Piano Quintet in E-Flat Major, Op. 44

Robert Schumann’s Piano Quintet was composed during his year of chamber music – a period of inspiration which had taken root while Clara was on an extended concert tour across Europe, leaving Robert alone in Leipzig. The year had begun with Robert’s set of three String Quartets, composed following a period of extended study of the Haydn, Mozart, and Beethoven Quartets, and also included his Piano Quartet, performed on July 26. To an extent, the Quartet and Quintet are companion compositions, written at nearly the same time, and sharing a common key signature.

With his Piano Quintet, Schumann gave rise to a new genre: perhaps inspired in part by his recent study and composition of string quartets, Schumann combined the string quartet with the piano, substituting a second violin in for the double bass of the Classical piano quintet instrumentation (as in Schubert’s “Trout” Quintet or Louise Farrenc’s Piano Quintets.
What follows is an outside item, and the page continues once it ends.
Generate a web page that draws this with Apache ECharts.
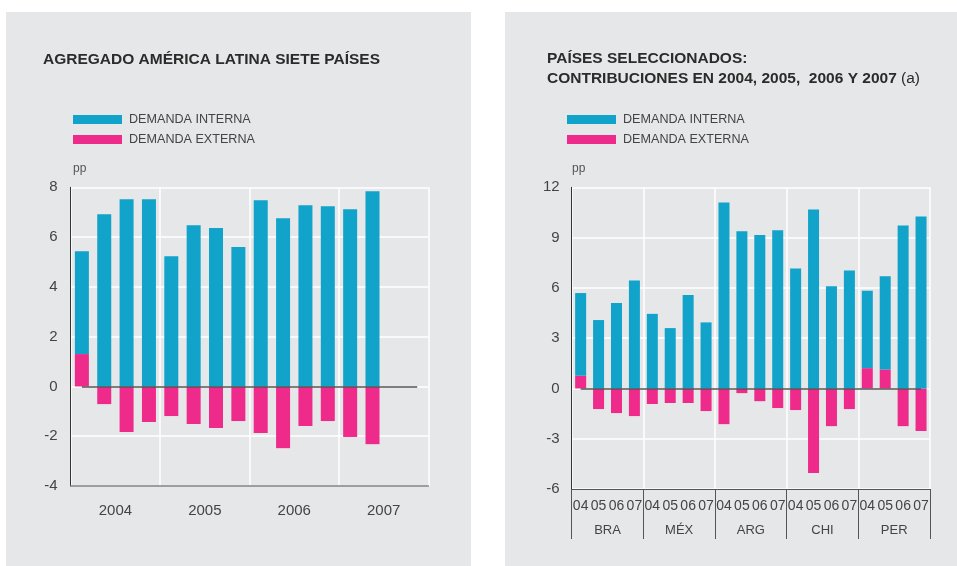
<!DOCTYPE html>
<html>
<head>
<meta charset="utf-8">
<script src="https://cdn.jsdelivr.net/npm/echarts@6/dist/echarts.min.js"></script>
<style>
  html, body { margin: 0; padding: 0; background: #fff; }
  #main { width: 957px; height: 566px; }
</style>
</head>
<body>
<div id="main"></div>
<script>
// datos: panel izquierdo (agregado, 14 trimestres 2004-2007)
var anios = ['2004', '2005', '2006', '2007']
var trimestres = ['04T1','04T2','04T3','04T4','05T1','05T2','05T3','05T4','06T1','06T2','06T3','06T4','07T1','07T2','07T3','07T4']
var internaAgr = [4.13, 6.92, 7.52, 7.52, 5.23, 6.48, 6.36, 5.60, 7.48, 6.76, 7.28, 7.24, 7.12, 7.84]
var externaAgr = [1.30, -0.71, -1.83, -1.43, -1.19, -1.51, -1.67, -1.39, -1.87, -2.48, -1.59, -1.39, -2.03, -2.32]

// datos: panel derecho (paises seleccionados)
var paises = ['BRA', 'MÉX', 'ARG', 'CHI', 'PER']
var periodos = ['04', '05', '06', '07']
var internaPais = [4.93, 4.08, 5.09, 6.44,  4.45, 3.60, 5.57, 3.94,  11.09, 9.38, 9.15, 9.44,  7.16, 10.68, 6.10, 7.04,  4.62, 5.57, 9.72, 10.26]
var externaPais = [0.76, -1.23, -1.47, -1.65,  -0.93, -0.87, -0.87, -1.35,  -2.13, -0.28, -0.76, -1.17,  -1.29, -5.05, -2.25, -1.23,  1.21, 1.13, -2.25, -2.54]

var azul = '#11a3c9'
var rosa = '#ee2a8b'
var fondo = '#e6e7e8'
var fuente = '"Liberation Sans", Arial, sans-serif'

// categorias del panel derecho: 04..07 por cada pais
var catPais = []
paises.forEach(function (p) {
  periodos.forEach(function (a) { catPais.push(p + '-' + a) })
})

var chart = echarts.init(document.getElementById('main'))

// linea del cero, del primer al ultimo centro de categoria
function lineaCero(cats, n) {
  return {
    silent: true,
    symbol: 'none',
    label: { show: false },
    lineStyle: { color: '#555', width: 1.5, type: 'solid' },
    data: [[{ coord: [cats[0], 0] }, { coord: [cats[n - 1], 0] }]]
  }
}

var leyenda = {
  top: 112.5, orient: 'vertical', padding: 0,
  itemWidth: 49, itemHeight: 9, itemGap: 6, icon: 'rect',
  selectedMode: false,
  data: ['DEMANDA INTERNA', 'DEMANDA EXTERNA'],
  textStyle: { color: '#444', fontSize: 12.6, lineHeight: 14, fontFamily: fuente, padding: [0, 0, 0, 2] }
}

var option = {
  backgroundColor: '#fff',
  animation: false,
  textStyle: { fontFamily: fuente },
  graphic: [
    { type: 'rect', z: -10, shape: { x: 6, y: 12, width: 465, height: 560 }, style: { fill: fondo } },
    { type: 'rect', z: -10, shape: { x: 505, y: 12, width: 460, height: 560 }, style: { fill: fondo } },
    { type: 'text', left: 73, top: 163, style: { text: 'pp', fill: '#555', font: '12px ' + fuente } },
    { type: 'text', left: 572, top: 163, style: { text: 'pp', fill: '#555', font: '12px ' + fuente } }
  ],
  title: [
    {
      text: 'AGREGADO AMÉRICA LATINA SIETE PAÍSES',
      left: 43, top: 49.5, padding: 0,
      textStyle: { color: '#2b2b2b', fontSize: 15.5, lineHeight: 20, fontWeight: 'bold', fontFamily: fuente }
    },
    {
      text: 'PAÍSES SELECCIONADOS:\nCONTRIBUCIONES EN 2004, 2005,  2006 Y 2007 {a|(a)}',
      left: 547, top: 49, padding: 0,
      textStyle: {
        color: '#2b2b2b', fontSize: 15.5, fontWeight: 'bold', fontFamily: fuente, lineHeight: 20,
        rich: { a: { fontWeight: 'normal', fontSize: 15.5, lineHeight: 20, color: '#2b2b2b', fontFamily: fuente } }
      }
    }
  ],
  legend: [
    Object.assign({ left: 73 }, leyenda),
    Object.assign({ left: 567 }, leyenda)
  ],
  grid: [
    { left: 70.7, top: 187.3, width: 357.7, height: 298.7 },
    { left: 571.7, top: 187.3, width: 358.3, height: 301.7 }
  ],
  xAxis: [
    {
      type: 'category', gridIndex: 0, data: trimestres,
      axisLine: { show: true, onZero: false, lineStyle: { color: '#808080', width: 1.5 } },
      axisTick: { show: false }, axisLabel: { show: false }, splitLine: { show: false }
    },
    {
      type: 'category', gridIndex: 0, data: anios, position: 'bottom',
      axisLine: { show: false, onZero: false }, axisTick: { show: false },
      axisLabel: { color: '#444', fontSize: 15, margin: 17 },
      splitLine: { show: true, interval: 0, lineStyle: { color: '#fff', width: 1.5 } }
    },
    {
      type: 'category', gridIndex: 1, data: catPais,
      axisLine: { show: true, onZero: false, lineStyle: { color: '#555', width: 1 } },
      axisTick: { show: false },
      axisLabel: {
        color: '#444', fontSize: 14, margin: 10, interval: 0,
        formatter: function (v) { return v.split('-')[1] }
      },
      splitLine: { show: false }
    },
    {
      type: 'category', gridIndex: 1, data: paises, position: 'bottom',
      axisLine: { show: false, onZero: false },
      axisTick: { show: true, interval: 0, length: 50, lineStyle: { color: '#555', width: 1 } },
      axisLabel: { color: '#444', fontSize: 13, margin: 35, interval: 0 },
      splitLine: { show: true, interval: 0, lineStyle: { color: '#fff', width: 1.5 } }
    }
  ],
  yAxis: [
    {
      type: 'value', gridIndex: 0, min: -4, max: 8, interval: 2,
      axisLine: { show: true, lineStyle: { color: '#333', width: 1 } },
      axisTick: { show: false },
      axisLabel: { color: '#444', fontSize: 15, margin: 13 },
      splitLine: { lineStyle: { color: '#fff', width: 1.5 } }
    },
    {
      type: 'value', gridIndex: 1, min: -6, max: 12, interval: 3,
      axisLine: { show: true, lineStyle: { color: '#333', width: 1 } },
      axisTick: { show: false },
      axisLabel: { color: '#444', fontSize: 15, margin: 12 },
      splitLine: { lineStyle: { color: '#fff', width: 1.5 } }
    }
  ],
  series: [
    {
      name: 'DEMANDA EXTERNA', type: 'bar', xAxisIndex: 0, yAxisIndex: 0,
      stack: 'izq', barWidth: 14, data: externaAgr,
      itemStyle: { color: rosa },
      markLine: lineaCero(trimestres, trimestres.length)
    },
    {
      name: 'DEMANDA INTERNA', type: 'bar', xAxisIndex: 0, yAxisIndex: 0,
      stack: 'izq', barWidth: 14, data: internaAgr,
      itemStyle: { color: azul }
    },
    {
      name: 'DEMANDA EXTERNA', type: 'bar', xAxisIndex: 2, yAxisIndex: 1,
      stack: 'der', barWidth: 11, data: externaPais,
      itemStyle: { color: rosa },
      markLine: lineaCero(catPais, catPais.length)
    },
    {
      name: 'DEMANDA INTERNA', type: 'bar', xAxisIndex: 2, yAxisIndex: 1,
      stack: 'der', barWidth: 11, data: internaPais,
      itemStyle: { color: azul }
    }
  ]
}
chart.setOption(option)
</script>
</body>
</html>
The result was a versatile ensemble that sat somewhere between the traditionally private intimacy of chamber music and public dynamism of the symphony; the five musicians could alternatively maintain independent and contrapuntal musical lines, or the string quartet could act as a unit alongside (or against) the piano.

Naturally, Schumann dedicated the Quintet to his wife Clara, although due to illness it was Felix Mendelssohn who played the piano part, apparently on sight, at its premiere in December. Clara would later champion the work throughout her career, and she also became an advocate for the new genre, encouraging Brahms to rearrange his planned Sonata for Two Pianos into his Piano Quintet in F Minor, Op. 34.